菅義偉の記者会見では、望月に質問する機会を与えていた。中国外務省による記者会見でさえ、不愉快な質問に対してオープンだ。

あろうことか、記者が記者の質問を遮った

だが2日、「ジャニーズの国」では、主要メディアは厳しい質問を受けないというジャニーズの姿勢を支持した。そもそも会見に参加しながら質問もないような、年配の男性記者たちが、2人の記者を怒鳴りつけ、黙らせようとさえしていた。

結局、2人の記者はマイクなしで、直接質問するよりほかなかった。確かに会社側が決めたルールは逸脱していたのだろう。そこで、井ノ原が行ったのが、自分の子どもを含めた子どもたちを盾にすることだった。

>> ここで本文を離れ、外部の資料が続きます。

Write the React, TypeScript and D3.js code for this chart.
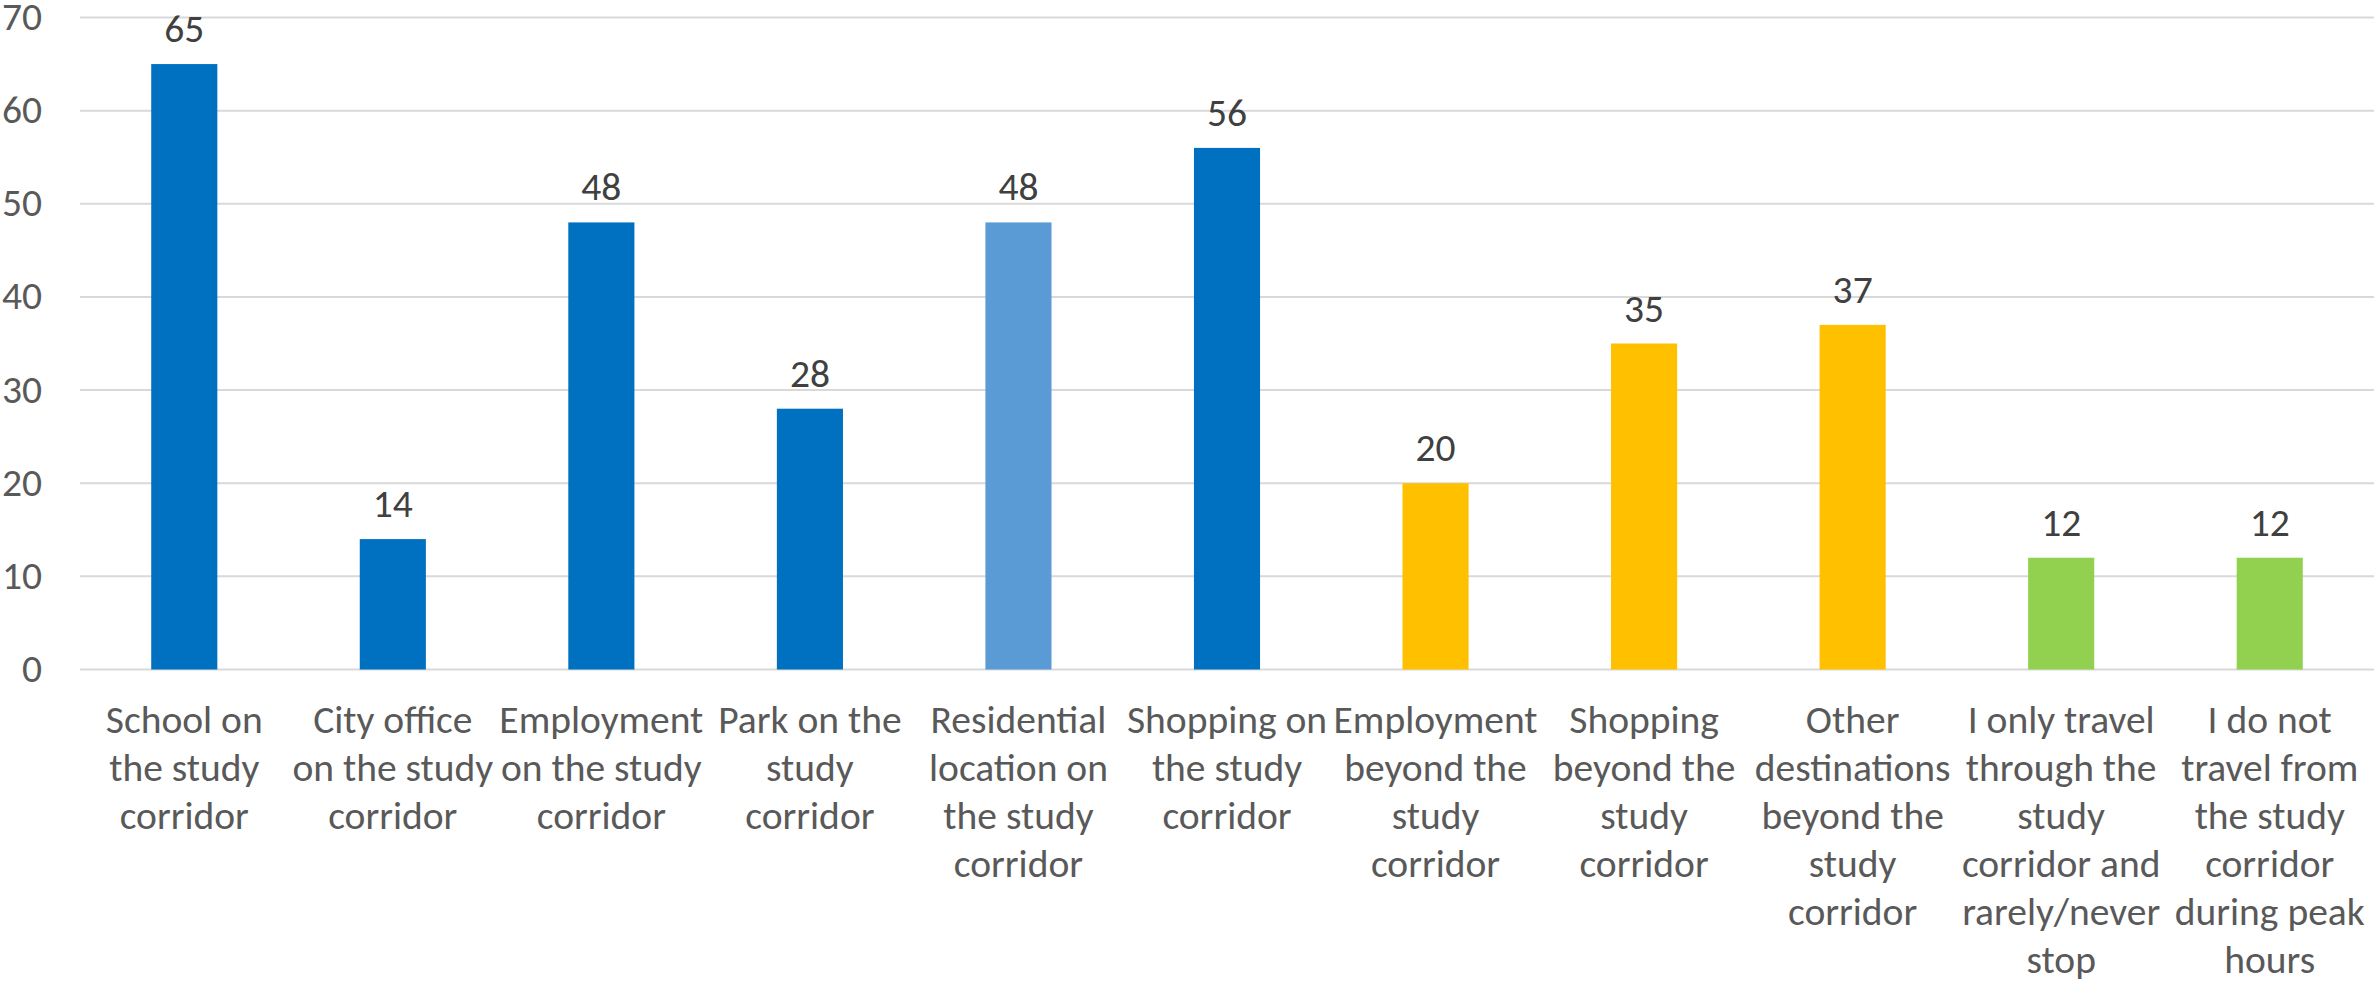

「この会見は全国に伝わっておりまして、子どもたちも見ている。(性加害)被害者の皆さんには、自分たちのことでこんなにもめているんだと思ってほしくない」。「ルールを守る大人たちの姿を見せたい。どうか、どうかお願いします」。

井ノ原が守るべきは、会社が決めたルールよりも子どもたちだったはずだ。しかし、このとき、井ノ原は、ジャーナリストを黙らせるために、あるいは会社の想定したとおりに会見を進行させるために、「子ども」を利用した。

何十年もの間、井ノ原とジャニーズ事務所の幹部たちが最も遵守してきた "ルール"は「オメルタ(マフィアによる沈黙の掟)」だった。創業者が何百人もの子どもやティーンエイジャーに性加害を行っていたのを、「うわさでは聞いたことがある」として、それを知ろうとすることを避けてきた。